WORK TO BE COMPLETED: Stop at the line containing "rotation=90, fontsize=13.3, color=text_color, family='Lato')": write out every line from the beginning of the entries up to and including it, minus the pictures.

Collected data entries:
* Start *

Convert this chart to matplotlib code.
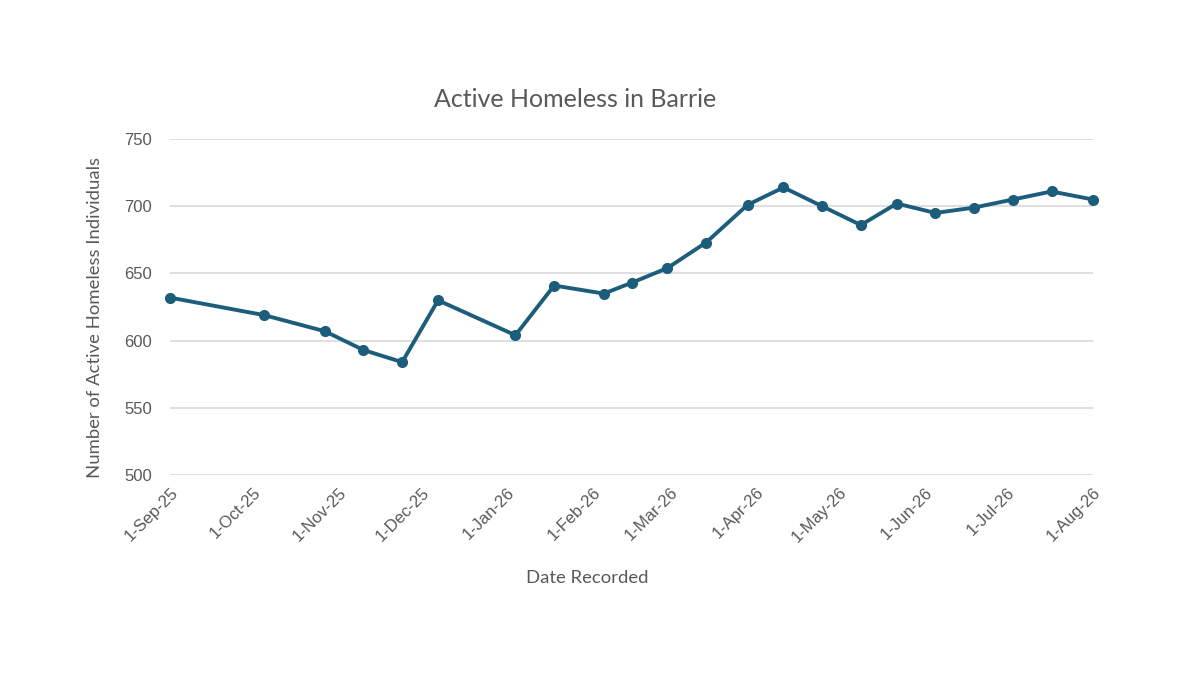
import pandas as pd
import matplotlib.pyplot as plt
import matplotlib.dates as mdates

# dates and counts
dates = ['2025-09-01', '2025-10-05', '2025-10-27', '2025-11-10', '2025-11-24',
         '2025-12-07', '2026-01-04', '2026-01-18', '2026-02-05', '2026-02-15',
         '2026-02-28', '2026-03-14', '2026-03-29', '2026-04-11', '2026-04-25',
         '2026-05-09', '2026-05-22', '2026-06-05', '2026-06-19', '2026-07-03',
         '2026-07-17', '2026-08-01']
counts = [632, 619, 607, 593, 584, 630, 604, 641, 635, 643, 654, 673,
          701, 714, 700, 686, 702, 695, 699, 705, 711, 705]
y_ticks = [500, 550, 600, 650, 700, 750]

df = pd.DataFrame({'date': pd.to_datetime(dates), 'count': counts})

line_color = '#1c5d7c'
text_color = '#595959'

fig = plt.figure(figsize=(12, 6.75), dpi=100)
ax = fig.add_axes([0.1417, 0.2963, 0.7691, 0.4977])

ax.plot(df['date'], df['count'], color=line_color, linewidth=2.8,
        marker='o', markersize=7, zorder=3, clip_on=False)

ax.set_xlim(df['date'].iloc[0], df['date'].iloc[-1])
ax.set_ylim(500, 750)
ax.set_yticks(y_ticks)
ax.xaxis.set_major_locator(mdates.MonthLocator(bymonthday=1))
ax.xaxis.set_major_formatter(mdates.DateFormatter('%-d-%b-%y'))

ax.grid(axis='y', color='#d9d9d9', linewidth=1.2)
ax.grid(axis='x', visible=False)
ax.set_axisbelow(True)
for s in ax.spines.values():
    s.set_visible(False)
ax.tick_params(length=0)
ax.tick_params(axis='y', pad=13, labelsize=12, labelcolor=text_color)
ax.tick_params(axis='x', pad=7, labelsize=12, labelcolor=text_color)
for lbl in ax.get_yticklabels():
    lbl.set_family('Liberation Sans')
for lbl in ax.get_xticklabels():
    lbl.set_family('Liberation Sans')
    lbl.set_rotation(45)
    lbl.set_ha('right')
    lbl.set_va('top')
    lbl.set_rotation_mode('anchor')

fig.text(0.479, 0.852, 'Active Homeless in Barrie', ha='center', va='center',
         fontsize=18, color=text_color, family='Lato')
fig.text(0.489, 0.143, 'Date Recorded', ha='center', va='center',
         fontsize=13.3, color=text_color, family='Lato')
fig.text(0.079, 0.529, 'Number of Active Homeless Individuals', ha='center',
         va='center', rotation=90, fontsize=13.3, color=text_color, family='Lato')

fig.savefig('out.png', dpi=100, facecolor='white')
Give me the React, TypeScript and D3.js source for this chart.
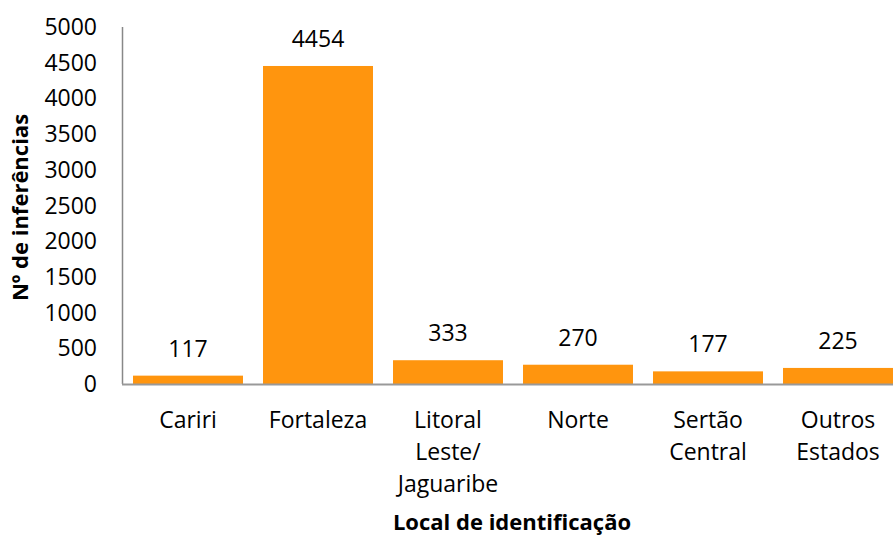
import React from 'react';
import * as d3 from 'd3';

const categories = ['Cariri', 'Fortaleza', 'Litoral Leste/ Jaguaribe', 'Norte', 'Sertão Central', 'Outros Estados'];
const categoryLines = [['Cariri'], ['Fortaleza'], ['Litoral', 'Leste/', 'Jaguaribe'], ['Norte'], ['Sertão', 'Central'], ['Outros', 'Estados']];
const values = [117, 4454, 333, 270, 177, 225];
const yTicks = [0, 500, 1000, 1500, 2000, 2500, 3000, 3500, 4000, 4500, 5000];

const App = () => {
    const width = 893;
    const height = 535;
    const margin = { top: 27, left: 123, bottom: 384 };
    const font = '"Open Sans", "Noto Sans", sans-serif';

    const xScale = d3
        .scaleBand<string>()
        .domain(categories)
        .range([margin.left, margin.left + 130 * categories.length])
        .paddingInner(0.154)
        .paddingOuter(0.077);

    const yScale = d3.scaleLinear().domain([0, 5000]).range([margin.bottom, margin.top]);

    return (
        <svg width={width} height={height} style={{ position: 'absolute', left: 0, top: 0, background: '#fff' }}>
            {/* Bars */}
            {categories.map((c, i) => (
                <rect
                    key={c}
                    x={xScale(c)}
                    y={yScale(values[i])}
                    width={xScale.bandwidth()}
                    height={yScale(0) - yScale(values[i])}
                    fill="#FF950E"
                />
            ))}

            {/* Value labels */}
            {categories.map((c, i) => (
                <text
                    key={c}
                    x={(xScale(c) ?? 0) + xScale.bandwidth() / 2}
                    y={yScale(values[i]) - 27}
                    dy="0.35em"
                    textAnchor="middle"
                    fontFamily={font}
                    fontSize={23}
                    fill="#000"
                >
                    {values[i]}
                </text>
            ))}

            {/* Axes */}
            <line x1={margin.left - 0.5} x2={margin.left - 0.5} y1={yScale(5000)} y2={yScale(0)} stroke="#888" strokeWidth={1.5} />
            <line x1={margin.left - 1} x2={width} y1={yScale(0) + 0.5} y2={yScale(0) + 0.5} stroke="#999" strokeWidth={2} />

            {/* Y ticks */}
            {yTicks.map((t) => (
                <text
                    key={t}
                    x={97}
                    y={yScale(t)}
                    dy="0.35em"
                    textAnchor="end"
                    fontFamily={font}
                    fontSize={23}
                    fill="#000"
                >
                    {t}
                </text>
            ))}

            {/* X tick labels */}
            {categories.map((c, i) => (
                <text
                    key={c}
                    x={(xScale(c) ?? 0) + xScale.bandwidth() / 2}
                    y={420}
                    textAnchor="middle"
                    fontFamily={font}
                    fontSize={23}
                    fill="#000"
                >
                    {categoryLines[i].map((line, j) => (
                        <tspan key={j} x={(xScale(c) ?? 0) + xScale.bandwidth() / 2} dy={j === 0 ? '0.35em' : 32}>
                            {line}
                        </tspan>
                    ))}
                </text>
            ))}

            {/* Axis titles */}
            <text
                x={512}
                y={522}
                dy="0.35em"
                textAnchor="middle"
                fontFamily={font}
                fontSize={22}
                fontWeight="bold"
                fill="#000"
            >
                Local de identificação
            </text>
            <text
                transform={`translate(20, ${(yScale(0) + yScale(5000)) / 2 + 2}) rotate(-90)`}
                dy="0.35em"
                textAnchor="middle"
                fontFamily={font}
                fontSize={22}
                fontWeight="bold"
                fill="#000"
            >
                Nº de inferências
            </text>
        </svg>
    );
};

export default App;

* End *

WRITTEN SOLUTION:
Convert this chart to matplotlib code.
import pandas as pd
import matplotlib.pyplot as plt
import matplotlib.dates as mdates

# dates and counts
dates = ['2025-09-01', '2025-10-05', '2025-10-27', '2025-11-10', '2025-11-24',
         '2025-12-07', '2026-01-04', '2026-01-18', '2026-02-05', '2026-02-15',
         '2026-02-28', '2026-03-14', '2026-03-29', '2026-04-11', '2026-04-25',
         '2026-05-09', '2026-05-22', '2026-06-05', '2026-06-19', '2026-07-03',
         '2026-07-17', '2026-08-01']
counts = [632, 619, 607, 593, 584, 630, 604, 641, 635, 643, 654, 673,
          701, 714, 700, 686, 702, 695, 699, 705, 711, 705]
y_ticks = [500, 550, 600, 650, 700, 750]

df = pd.DataFrame({'date': pd.to_datetime(dates), 'count': counts})

line_color = '#1c5d7c'
text_color = '#595959'

fig = plt.figure(figsize=(12, 6.75), dpi=100)
ax = fig.add_axes([0.1417, 0.2963, 0.7691, 0.4977])

ax.plot(df['date'], df['count'], color=line_color, linewidth=2.8,
        marker='o', markersize=7, zorder=3, clip_on=False)

ax.set_xlim(df['date'].iloc[0], df['date'].iloc[-1])
ax.set_ylim(500, 750)
ax.set_yticks(y_ticks)
ax.xaxis.set_major_locator(mdates.MonthLocator(bymonthday=1))
ax.xaxis.set_major_formatter(mdates.DateFormatter('%-d-%b-%y'))

ax.grid(axis='y', color='#d9d9d9', linewidth=1.2)
ax.grid(axis='x', visible=False)
ax.set_axisbelow(True)
for s in ax.spines.values():
    s.set_visible(False)
ax.tick_params(length=0)
ax.tick_params(axis='y', pad=13, labelsize=12, labelcolor=text_color)
ax.tick_params(axis='x', pad=7, labelsize=12, labelcolor=text_color)
for lbl in ax.get_yticklabels():
    lbl.set_family('Liberation Sans')
for lbl in ax.get_xticklabels():
    lbl.set_family('Liberation Sans')
    lbl.set_rotation(45)
    lbl.set_ha('right')
    lbl.set_va('top')
    lbl.set_rotation_mode('anchor')

fig.text(0.479, 0.852, 'Active Homeless in Barrie', ha='center', va='center',
         fontsize=18, color=text_color, family='Lato')
fig.text(0.489, 0.143, 'Date Recorded', ha='center', va='center',
         fontsize=13.3, color=text_color, family='Lato')
fig.text(0.079, 0.529, 'Number of Active Homeless Individuals', ha='center',
         va='center', rotation=90, fontsize=13.3, color=text_color, family='Lato')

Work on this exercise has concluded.